- **OBJECTIVE**
With the pictures left out, copy the listing below exactly.

- **GIVEN DATA**
- - - - -

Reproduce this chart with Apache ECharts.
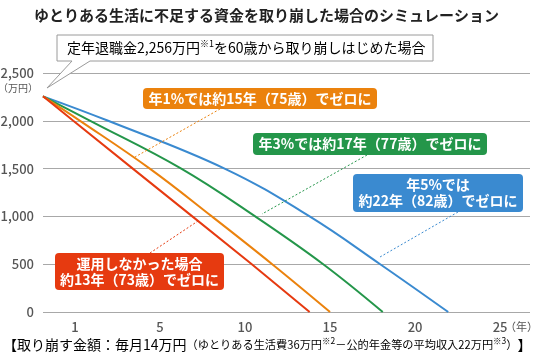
<!DOCTYPE html>
<html>
<head>
<meta charset="utf-8">
<script src="https://cdn.jsdelivr.net/npm/echarts@6/dist/echarts.min.js"></script>
<style>
html,body{margin:0;padding:0;background:#fff;}
#chart{width:533px;height:356px;}
</style>
</head>
<body>
<div id="chart"></div>
<script>
// ---- data ----
const balanceLevels = [2256, 2000, 1500, 1000, 500, 0];           // 万円
const yearsNoInvest = [-1.88, -0.1, 3.4, 6.9, 10.4, 13.8];
const years1pct     = [-1.88, 0.3, 4.4, 8.05, 11.6, 15.0];
const years3pct     = [-1.88, 0.9, 6.25, 10.6, 14.6, 18.1];
const years5pct     = [-1.88, 1.95, 8.8, 13.8, 17.95, 21.95];
const xTickValues = [0, 5, 10, 15, 20, 25];
const xTickLabels = ['1', '5', '10', '15', '20', '25'];
const xUnit = '（年）';
const yUnit = '（万円）';

const FONT = "'Noto Sans CJK JP', 'Noto Sans', sans-serif";
const C_RED = '#e63a10', C_ORANGE = '#eb820d', C_GREEN = '#24964a', C_BLUE = '#3a8ad0';

function pts(xs) { return xs.map((x, i) => [x, balanceLevels[i]]); }

const chart = echarts.init(document.getElementById('chart'), null, {renderer: 'canvas'});

function line(name, xs, color, smooth) {
  return {
    name, type: 'line', data: pts(xs), symbol: 'none', smooth: smooth,
    lineStyle: {color, width: 2}, itemStyle: {color}, z: 3
  };
}

function box(x, y, w, h, color, text, lh) {
  return [
    {type: 'rect', z: 20, shape: {x, y, width: w, height: h, r: 4}, style: {fill: color}},
    {type: 'text', z: 21, x: x + w / 2, y: y + h / 2,
     style: {text, fill: '#fff', fontSize: 14, fontWeight: 'bold', fontFamily: FONT,
             align: 'center', verticalAlign: 'middle', lineHeight: lh || 16}}
  ];
}
function leader(x1, y1, x2, y2, color) {
  return {type: 'line', z: 15, shape: {x1, y1, x2, y2},
          style: {stroke: color, lineWidth: 1, lineDash: [2, 2]}};
}

const option = {
  animation: false,
  backgroundColor: '#fff',
  textStyle: {fontFamily: FONT},
  title: {
    text: 'ゆとりある生活に不足する資金を取り崩した場合のシミュレーション',
    left: 'center', top: 3,
    textStyle: {fontSize: 15, fontWeight: 'bold', color: '#222', fontFamily: FONT}
  },
  grid: {left: 43, right: 3, top: 73, bottom: 44, outerBoundsMode: 'none', containLabel: false},
  xAxis: {
    type: 'value', min: -1.88, max: 26.76,
    axisLine: {show: false}, axisTick: {show: false}, splitLine: {show: false},
    axisLabel: {
      customValues: xTickValues,
      formatter: v => { const i = xTickValues.indexOf(v); return i >= 0 ? xTickLabels[i] : ''; },
      color: '#555', fontSize: 13, fontWeight: 500, margin: 9, fontFamily: FONT
    }
  },
  yAxis: {
    type: 'value', min: 0, max: 2500, interval: 500,
    axisLine: {show: false}, axisTick: {show: false},
    splitLine: {show: true, lineStyle: {color: '#a8a8a8', width: 1}},
    axisLabel: {
      formatter: v => v.toLocaleString('en-US'),
      color: '#555', fontSize: 13, fontWeight: 500, margin: 9, fontFamily: FONT
    }
  },
  series: [
    line('年5%', years5pct, C_BLUE, 0.4),
    line('年3%', years3pct, C_GREEN, 0.4),
    line('年1%', years1pct, C_ORANGE, 0.4),
    line('運用なし', yearsNoInvest, C_RED, false)
  ],
  graphic: [].concat(
    [{type: 'text', z: 21, x: 38, y: 88,
      style: {text: yUnit, fill: '#555', fontSize: 10, fontFamily: FONT, align: 'right', verticalAlign: 'middle'}},
     {type: 'text', z: 21, x: 505, y: 327,
      style: {text: xUnit, fill: '#555', fontSize: 11, fontFamily: FONT, align: 'left', verticalAlign: 'middle'}}],
    [{type: 'polygon', z: 20,
      shape: {points: [[57, 35], [433, 35], [433, 61], [90, 61], [47, 88], [72, 61], [57, 61]]},
      style: {fill: '#fff', stroke: '#9a9a9a', lineWidth: 1}},
     {type: 'text', z: 21, x: 67, y: 48,
      style: {text: '{a|定年退職金2,256万円}{s|※1}{a|を60歳から取り崩しはじめた場合}',
              verticalAlign: 'middle', align: 'left',
              rich: {a: {fontSize: 14, color: '#333', fontFamily: FONT, lineHeight: 18},
                     s: {fontSize: 9, color: '#333', fontFamily: FONT, lineHeight: 12, verticalAlign: 'top'}}}}],
    [leader(220, 109, 135, 157, C_ORANGE),
     leader(367, 155, 262, 214, C_GREEN),
     leader(458, 212, 380, 257, C_BLUE),
     leader(150, 253, 198, 221, C_RED)],
    box(143, 88, 234, 21, C_ORANGE, '年1%では約15年（75歳）でゼロに'),
    box(253, 133, 234, 22, C_GREEN, '年3%では約17年（77歳）でゼロに'),
    box(353, 174, 170, 38, C_BLUE, '年5%では\n約22年（82歳）でゼロに'),
    box(55, 253, 169, 37, C_RED, '運用しなかった場合\n約13年（73歳）でゼロに'),
    [{type: 'text', z: 21, x: 3, y: 345,
      style: {text: '{a|【取り崩す金額：毎月14万円}{b|（ゆとりある生活費36万円}{s|※2}{b|－公的年金等の平均収入22万円}{s|※3}{b|）}{a|】}',
              verticalAlign: 'middle', align: 'left',
              rich: {a: {fontSize: 14, color: '#222', fontFamily: FONT, lineHeight: 17},
                     b: {fontSize: 11.2, color: '#222', fontFamily: FONT, lineHeight: 17},
                     s: {fontSize: 8.5, color: '#222', fontFamily: FONT, lineHeight: 10, verticalAlign: 'top'}}}}]
  )
};
chart.setOption(option);
</script>
</body>
</html>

- - - - -

- **EXERCISE SOLUTION**
Reproduce this chart with Apache ECharts.
<!DOCTYPE html>
<html>
<head>
<meta charset="utf-8">
<script src="https://cdn.jsdelivr.net/npm/echarts@6/dist/echarts.min.js"></script>
<style>
html,body{margin:0;padding:0;background:#fff;}
#chart{width:533px;height:356px;}
</style>
</head>
<body>
<div id="chart"></div>
<script>
// ---- data ----
const balanceLevels = [2256, 2000, 1500, 1000, 500, 0];           // 万円
const yearsNoInvest = [-1.88, -0.1, 3.4, 6.9, 10.4, 13.8];
const years1pct     = [-1.88, 0.3, 4.4, 8.05, 11.6, 15.0];
const years3pct     = [-1.88, 0.9, 6.25, 10.6, 14.6, 18.1];
const years5pct     = [-1.88, 1.95, 8.8, 13.8, 17.95, 21.95];
const xTickValues = [0, 5, 10, 15, 20, 25];
const xTickLabels = ['1', '5', '10', '15', '20', '25'];
const xUnit = '（年）';
const yUnit = '（万円）';

const FONT = "'Noto Sans CJK JP', 'Noto Sans', sans-serif";
const C_RED = '#e63a10', C_ORANGE = '#eb820d', C_GREEN = '#24964a', C_BLUE = '#3a8ad0';

function pts(xs) { return xs.map((x, i) => [x, balanceLevels[i]]); }

const chart = echarts.init(document.getElementById('chart'), null, {renderer: 'canvas'});

function line(name, xs, color, smooth) {
  return {
    name, type: 'line', data: pts(xs), symbol: 'none', smooth: smooth,
    lineStyle: {color, width: 2}, itemStyle: {color}, z: 3
  };
}

function box(x, y, w, h, color, text, lh) {
  return [
    {type: 'rect', z: 20, shape: {x, y, width: w, height: h, r: 4}, style: {fill: color}},
    {type: 'text', z: 21, x: x + w / 2, y: y + h / 2,
     style: {text, fill: '#fff', fontSize: 14, fontWeight: 'bold', fontFamily: FONT,
             align: 'center', verticalAlign: 'middle', lineHeight: lh || 16}}
  ];
}
function leader(x1, y1, x2, y2, color) {
  return {type: 'line', z: 15, shape: {x1, y1, x2, y2},
          style: {stroke: color, lineWidth: 1, lineDash: [2, 2]}};
}

const option = {
  animation: false,
  backgroundColor: '#fff',
  textStyle: {fontFamily: FONT},
  title: {
    text: 'ゆとりある生活に不足する資金を取り崩した場合のシミュレーション',
    left: 'center', top: 3,
    textStyle: {fontSize: 15, fontWeight: 'bold', color: '#222', fontFamily: FONT}
  },
  grid: {left: 43, right: 3, top: 73, bottom: 44, outerBoundsMode: 'none', containLabel: false},
  xAxis: {
    type: 'value', min: -1.88, max: 26.76,
    axisLine: {show: false}, axisTick: {show: false}, splitLine: {show: false},
    axisLabel: {
      customValues: xTickValues,
      formatter: v => { const i = xTickValues.indexOf(v); return i >= 0 ? xTickLabels[i] : ''; },
      color: '#555', fontSize: 13, fontWeight: 500, margin: 9, fontFamily: FONT
    }
  },
  yAxis: {
    type: 'value', min: 0, max: 2500, interval: 500,
    axisLine: {show: false}, axisTick: {show: false},
    splitLine: {show: true, lineStyle: {color: '#a8a8a8', width: 1}},
    axisLabel: {
      formatter: v => v.toLocaleString('en-US'),
      color: '#555', fontSize: 13, fontWeight: 500, margin: 9, fontFamily: FONT
    }
  },
  series: [
    line('年5%', years5pct, C_BLUE, 0.4),
    line('年3%', years3pct, C_GREEN, 0.4),
    line('年1%', years1pct, C_ORANGE, 0.4),
    line('運用なし', yearsNoInvest, C_RED, false)
  ],
  graphic: [].concat(
    [{type: 'text', z: 21, x: 38, y: 88,
      style: {text: yUnit, fill: '#555', fontSize: 10, fontFamily: FONT, align: 'right', verticalAlign: 'middle'}},
     {type: 'text', z: 21, x: 505, y: 327,
      style: {text: xUnit, fill: '#555', fontSize: 11, fontFamily: FONT, align: 'left', verticalAlign: 'middle'}}],
    [{type: 'polygon', z: 20,
      shape: {points: [[57, 35], [433, 35], [433, 61], [90, 61], [47, 88], [72, 61], [57, 61]]},
      style: {fill: '#fff', stroke: '#9a9a9a', lineWidth: 1}},
     {type: 'text', z: 21, x: 67, y: 48,
      style: {text: '{a|定年退職金2,256万円}{s|※1}{a|を60歳から取り崩しはじめた場合}',
              verticalAlign: 'middle', align: 'left',
              rich: {a: {fontSize: 14, color: '#333', fontFamily: FONT, lineHeight: 18},
                     s: {fontSize: 9, color: '#333', fontFamily: FONT, lineHeight: 12, verticalAlign: 'top'}}}}],
    [leader(220, 109, 135, 157, C_ORANGE),
     leader(367, 155, 262, 214, C_GREEN),
     leader(458, 212, 380, 257, C_BLUE),
     leader(150, 253, 198, 221, C_RED)],
    box(143, 88, 234, 21, C_ORANGE, '年1%では約15年（75歳）でゼロに'),
    box(253, 133, 234, 22, C_GREEN, '年3%では約17年（77歳）でゼロに'),
    box(353, 174, 170, 38, C_BLUE, '年5%では\n約22年（82歳）でゼロに'),
    box(55, 253, 169, 37, C_RED, '運用しなかった場合\n約13年（73歳）でゼロに'),
    [{type: 'text', z: 21, x: 3, y: 345,
      style: {text: '{a|【取り崩す金額：毎月14万円}{b|（ゆとりある生活費36万円}{s|※2}{b|－公的年金等の平均収入22万円}{s|※3}{b|）}{a|】}',
              verticalAlign: 'middle', align: 'left',
              rich: {a: {fontSize: 14, color: '#222', fontFamily: FONT, lineHeight: 17},
                     b: {fontSize: 11.2, color: '#222', fontFamily: FONT, lineHeight: 17},
                     s: {fontSize: 8.5, color: '#222', fontFamily: FONT, lineHeight: 10, verticalAlign: 'top'}}}}]
  )
};
chart.setOption(option);
</script>
</body>
</html>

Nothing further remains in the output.